| Requirements |
Images should be left out, and everything else in the listing reproduced exactly.

━━━━━ Given material ━━━━━

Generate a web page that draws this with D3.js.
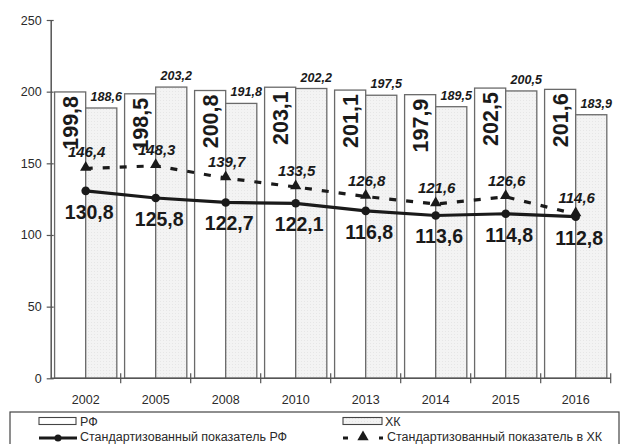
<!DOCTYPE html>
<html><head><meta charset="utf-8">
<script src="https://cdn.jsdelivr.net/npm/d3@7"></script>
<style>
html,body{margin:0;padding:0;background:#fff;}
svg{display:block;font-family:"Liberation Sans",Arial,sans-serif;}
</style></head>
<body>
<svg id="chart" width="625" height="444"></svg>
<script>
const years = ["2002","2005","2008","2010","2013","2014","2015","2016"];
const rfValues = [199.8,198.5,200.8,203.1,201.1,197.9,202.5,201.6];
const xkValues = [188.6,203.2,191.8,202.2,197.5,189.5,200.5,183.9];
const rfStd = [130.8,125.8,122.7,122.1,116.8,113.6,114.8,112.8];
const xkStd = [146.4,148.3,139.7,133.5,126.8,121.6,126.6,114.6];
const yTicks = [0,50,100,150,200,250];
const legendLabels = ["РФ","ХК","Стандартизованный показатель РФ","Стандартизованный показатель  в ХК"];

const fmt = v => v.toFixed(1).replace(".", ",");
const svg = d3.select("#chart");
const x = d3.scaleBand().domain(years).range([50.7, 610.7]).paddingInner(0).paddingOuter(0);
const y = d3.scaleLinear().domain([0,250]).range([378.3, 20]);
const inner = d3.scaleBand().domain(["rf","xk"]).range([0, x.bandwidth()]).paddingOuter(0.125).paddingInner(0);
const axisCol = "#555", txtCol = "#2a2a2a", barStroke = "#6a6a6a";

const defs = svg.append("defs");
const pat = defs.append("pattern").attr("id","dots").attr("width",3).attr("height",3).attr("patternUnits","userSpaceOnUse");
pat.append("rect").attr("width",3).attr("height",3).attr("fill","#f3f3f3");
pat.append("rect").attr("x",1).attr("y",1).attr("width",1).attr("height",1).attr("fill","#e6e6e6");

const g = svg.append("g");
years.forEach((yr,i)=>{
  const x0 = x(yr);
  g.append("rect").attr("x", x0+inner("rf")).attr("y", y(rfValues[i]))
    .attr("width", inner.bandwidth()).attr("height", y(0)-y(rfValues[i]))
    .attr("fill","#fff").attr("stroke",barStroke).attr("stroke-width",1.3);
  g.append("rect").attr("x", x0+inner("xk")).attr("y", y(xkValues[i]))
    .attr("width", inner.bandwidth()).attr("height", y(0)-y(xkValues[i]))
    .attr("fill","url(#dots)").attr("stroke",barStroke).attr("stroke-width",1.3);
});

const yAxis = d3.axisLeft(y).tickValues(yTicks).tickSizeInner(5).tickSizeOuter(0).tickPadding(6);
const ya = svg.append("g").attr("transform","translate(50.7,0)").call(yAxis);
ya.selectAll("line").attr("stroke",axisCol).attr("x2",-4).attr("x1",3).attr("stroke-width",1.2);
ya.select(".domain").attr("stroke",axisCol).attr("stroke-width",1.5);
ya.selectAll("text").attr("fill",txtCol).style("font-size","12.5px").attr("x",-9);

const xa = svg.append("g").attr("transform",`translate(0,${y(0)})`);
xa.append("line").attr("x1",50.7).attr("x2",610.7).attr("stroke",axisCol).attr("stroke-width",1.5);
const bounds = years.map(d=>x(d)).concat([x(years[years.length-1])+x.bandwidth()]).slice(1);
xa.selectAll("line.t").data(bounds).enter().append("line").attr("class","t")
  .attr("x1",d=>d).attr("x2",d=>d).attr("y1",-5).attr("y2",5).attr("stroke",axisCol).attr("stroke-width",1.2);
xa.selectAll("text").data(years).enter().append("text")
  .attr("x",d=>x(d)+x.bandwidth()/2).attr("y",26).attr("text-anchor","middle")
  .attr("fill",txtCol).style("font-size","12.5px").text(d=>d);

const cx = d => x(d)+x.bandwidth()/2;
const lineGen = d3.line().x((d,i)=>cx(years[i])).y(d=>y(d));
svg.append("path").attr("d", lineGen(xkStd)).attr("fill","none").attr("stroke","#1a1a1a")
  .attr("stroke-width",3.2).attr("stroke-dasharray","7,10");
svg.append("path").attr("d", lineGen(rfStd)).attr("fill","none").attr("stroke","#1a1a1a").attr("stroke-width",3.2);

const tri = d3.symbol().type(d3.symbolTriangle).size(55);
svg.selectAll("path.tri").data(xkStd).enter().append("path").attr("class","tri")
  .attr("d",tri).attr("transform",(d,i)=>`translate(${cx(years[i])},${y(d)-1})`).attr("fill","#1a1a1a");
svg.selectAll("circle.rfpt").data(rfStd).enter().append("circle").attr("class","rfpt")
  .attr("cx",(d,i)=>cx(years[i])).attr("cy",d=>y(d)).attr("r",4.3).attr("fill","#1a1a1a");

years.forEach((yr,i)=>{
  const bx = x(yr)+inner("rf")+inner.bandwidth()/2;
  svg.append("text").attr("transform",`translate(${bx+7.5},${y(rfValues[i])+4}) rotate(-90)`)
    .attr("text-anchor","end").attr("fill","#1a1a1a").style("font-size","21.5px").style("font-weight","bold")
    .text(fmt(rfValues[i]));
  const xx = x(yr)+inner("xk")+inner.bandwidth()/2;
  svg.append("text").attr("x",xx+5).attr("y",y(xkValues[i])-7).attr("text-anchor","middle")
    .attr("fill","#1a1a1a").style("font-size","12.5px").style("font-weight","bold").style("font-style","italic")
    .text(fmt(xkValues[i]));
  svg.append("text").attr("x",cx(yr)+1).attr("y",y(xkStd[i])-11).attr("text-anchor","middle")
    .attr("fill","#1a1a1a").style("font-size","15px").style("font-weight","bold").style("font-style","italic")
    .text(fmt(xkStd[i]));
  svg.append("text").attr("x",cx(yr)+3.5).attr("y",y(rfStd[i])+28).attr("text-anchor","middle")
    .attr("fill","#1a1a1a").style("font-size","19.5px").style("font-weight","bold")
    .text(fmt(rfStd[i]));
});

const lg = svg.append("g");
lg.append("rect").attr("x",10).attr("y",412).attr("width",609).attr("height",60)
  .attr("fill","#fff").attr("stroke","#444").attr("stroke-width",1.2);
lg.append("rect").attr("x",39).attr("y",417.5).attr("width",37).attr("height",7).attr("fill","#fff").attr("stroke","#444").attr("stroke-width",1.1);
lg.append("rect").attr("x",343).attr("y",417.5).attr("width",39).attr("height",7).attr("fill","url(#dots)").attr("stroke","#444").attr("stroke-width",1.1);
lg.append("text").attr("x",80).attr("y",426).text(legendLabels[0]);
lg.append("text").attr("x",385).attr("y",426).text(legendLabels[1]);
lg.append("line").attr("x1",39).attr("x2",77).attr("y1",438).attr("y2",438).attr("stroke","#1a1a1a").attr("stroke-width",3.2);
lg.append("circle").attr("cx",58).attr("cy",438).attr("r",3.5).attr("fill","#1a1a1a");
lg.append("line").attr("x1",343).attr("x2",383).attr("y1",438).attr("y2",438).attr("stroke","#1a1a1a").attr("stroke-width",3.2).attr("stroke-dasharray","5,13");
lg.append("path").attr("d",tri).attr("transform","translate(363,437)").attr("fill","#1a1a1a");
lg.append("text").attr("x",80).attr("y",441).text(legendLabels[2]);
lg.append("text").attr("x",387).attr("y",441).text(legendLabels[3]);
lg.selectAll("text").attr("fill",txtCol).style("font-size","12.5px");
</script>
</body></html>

━━━━━

| Problem solution |
Generate a web page that draws this with D3.js.
<!DOCTYPE html>
<html><head><meta charset="utf-8">
<script src="https://cdn.jsdelivr.net/npm/d3@7"></script>
<style>
html,body{margin:0;padding:0;background:#fff;}
svg{display:block;font-family:"Liberation Sans",Arial,sans-serif;}
</style></head>
<body>
<svg id="chart" width="625" height="444"></svg>
<script>
const years = ["2002","2005","2008","2010","2013","2014","2015","2016"];
const rfValues = [199.8,198.5,200.8,203.1,201.1,197.9,202.5,201.6];
const xkValues = [188.6,203.2,191.8,202.2,197.5,189.5,200.5,183.9];
const rfStd = [130.8,125.8,122.7,122.1,116.8,113.6,114.8,112.8];
const xkStd = [146.4,148.3,139.7,133.5,126.8,121.6,126.6,114.6];
const yTicks = [0,50,100,150,200,250];
const legendLabels = ["РФ","ХК","Стандартизованный показатель РФ","Стандартизованный показатель  в ХК"];

const fmt = v => v.toFixed(1).replace(".", ",");
const svg = d3.select("#chart");
const x = d3.scaleBand().domain(years).range([50.7, 610.7]).paddingInner(0).paddingOuter(0);
const y = d3.scaleLinear().domain([0,250]).range([378.3, 20]);
const inner = d3.scaleBand().domain(["rf","xk"]).range([0, x.bandwidth()]).paddingOuter(0.125).paddingInner(0);
const axisCol = "#555", txtCol = "#2a2a2a", barStroke = "#6a6a6a";

const defs = svg.append("defs");
const pat = defs.append("pattern").attr("id","dots").attr("width",3).attr("height",3).attr("patternUnits","userSpaceOnUse");
pat.append("rect").attr("width",3).attr("height",3).attr("fill","#f3f3f3");
pat.append("rect").attr("x",1).attr("y",1).attr("width",1).attr("height",1).attr("fill","#e6e6e6");

const g = svg.append("g");
years.forEach((yr,i)=>{
  const x0 = x(yr);
  g.append("rect").attr("x", x0+inner("rf")).attr("y", y(rfValues[i]))
    .attr("width", inner.bandwidth()).attr("height", y(0)-y(rfValues[i]))
    .attr("fill","#fff").attr("stroke",barStroke).attr("stroke-width",1.3);
  g.append("rect").attr("x", x0+inner("xk")).attr("y", y(xkValues[i]))
    .attr("width", inner.bandwidth()).attr("height", y(0)-y(xkValues[i]))
    .attr("fill","url(#dots)").attr("stroke",barStroke).attr("stroke-width",1.3);
});

const yAxis = d3.axisLeft(y).tickValues(yTicks).tickSizeInner(5).tickSizeOuter(0).tickPadding(6);
const ya = svg.append("g").attr("transform","translate(50.7,0)").call(yAxis);
ya.selectAll("line").attr("stroke",axisCol).attr("x2",-4).attr("x1",3).attr("stroke-width",1.2);
ya.select(".domain").attr("stroke",axisCol).attr("stroke-width",1.5);
ya.selectAll("text").attr("fill",txtCol).style("font-size","12.5px").attr("x",-9);

const xa = svg.append("g").attr("transform",`translate(0,${y(0)})`);
xa.append("line").attr("x1",50.7).attr("x2",610.7).attr("stroke",axisCol).attr("stroke-width",1.5);
const bounds = years.map(d=>x(d)).concat([x(years[years.length-1])+x.bandwidth()]).slice(1);
xa.selectAll("line.t").data(bounds).enter().append("line").attr("class","t")
  .attr("x1",d=>d).attr("x2",d=>d).attr("y1",-5).attr("y2",5).attr("stroke",axisCol).attr("stroke-width",1.2);
xa.selectAll("text").data(years).enter().append("text")
  .attr("x",d=>x(d)+x.bandwidth()/2).attr("y",26).attr("text-anchor","middle")
  .attr("fill",txtCol).style("font-size","12.5px").text(d=>d);

const cx = d => x(d)+x.bandwidth()/2;
const lineGen = d3.line().x((d,i)=>cx(years[i])).y(d=>y(d));
svg.append("path").attr("d", lineGen(xkStd)).attr("fill","none").attr("stroke","#1a1a1a")
  .attr("stroke-width",3.2).attr("stroke-dasharray","7,10");
svg.append("path").attr("d", lineGen(rfStd)).attr("fill","none").attr("stroke","#1a1a1a").attr("stroke-width",3.2);

const tri = d3.symbol().type(d3.symbolTriangle).size(55);
svg.selectAll("path.tri").data(xkStd).enter().append("path").attr("class","tri")
  .attr("d",tri).attr("transform",(d,i)=>`translate(${cx(years[i])},${y(d)-1})`).attr("fill","#1a1a1a");
svg.selectAll("circle.rfpt").data(rfStd).enter().append("circle").attr("class","rfpt")
  .attr("cx",(d,i)=>cx(years[i])).attr("cy",d=>y(d)).attr("r",4.3).attr("fill","#1a1a1a");

years.forEach((yr,i)=>{
  const bx = x(yr)+inner("rf")+inner.bandwidth()/2;
  svg.append("text").attr("transform",`translate(${bx+7.5},${y(rfValues[i])+4}) rotate(-90)`)
    .attr("text-anchor","end").attr("fill","#1a1a1a").style("font-size","21.5px").style("font-weight","bold")
    .text(fmt(rfValues[i]));
  const xx = x(yr)+inner("xk")+inner.bandwidth()/2;
  svg.append("text").attr("x",xx+5).attr("y",y(xkValues[i])-7).attr("text-anchor","middle")
    .attr("fill","#1a1a1a").style("font-size","12.5px").style("font-weight","bold").style("font-style","italic")
    .text(fmt(xkValues[i]));
  svg.append("text").attr("x",cx(yr)+1).attr("y",y(xkStd[i])-11).attr("text-anchor","middle")
    .attr("fill","#1a1a1a").style("font-size","15px").style("font-weight","bold").style("font-style","italic")
    .text(fmt(xkStd[i]));
  svg.append("text").attr("x",cx(yr)+3.5).attr("y",y(rfStd[i])+28).attr("text-anchor","middle")
    .attr("fill","#1a1a1a").style("font-size","19.5px").style("font-weight","bold")
    .text(fmt(rfStd[i]));
});

const lg = svg.append("g");
lg.append("rect").attr("x",10).attr("y",412).attr("width",609).attr("height",60)
  .attr("fill","#fff").attr("stroke","#444").attr("stroke-width",1.2);
lg.append("rect").attr("x",39).attr("y",417.5).attr("width",37).attr("height",7).attr("fill","#fff").attr("stroke","#444").attr("stroke-width",1.1);
lg.append("rect").attr("x",343).attr("y",417.5).attr("width",39).attr("height",7).attr("fill","url(#dots)").attr("stroke","#444").attr("stroke-width",1.1);
lg.append("text").attr("x",80).attr("y",426).text(legendLabels[0]);
lg.append("text").attr("x",385).attr("y",426).text(legendLabels[1]);
lg.append("line").attr("x1",39).attr("x2",77).attr("y1",438).attr("y2",438).attr("stroke","#1a1a1a").attr("stroke-width",3.2);
lg.append("circle").attr("cx",58).attr("cy",438).attr("r",3.5).attr("fill","#1a1a1a");
lg.append("line").attr("x1",343).attr("x2",383).attr("y1",438).attr("y2",438).attr("stroke","#1a1a1a").attr("stroke-width",3.2).attr("stroke-dasharray","5,13");
lg.append("path").attr("d",tri).attr("transform","translate(363,437)").attr("fill","#1a1a1a");
lg.append("text").attr("x",80).attr("y",441).text(legendLabels[2]);
lg.append("text").attr("x",387).attr("y",441).text(legendLabels[3]);
lg.selectAll("text").attr("fill",txtCol).style("font-size","12.5px");
</script>
</body></html>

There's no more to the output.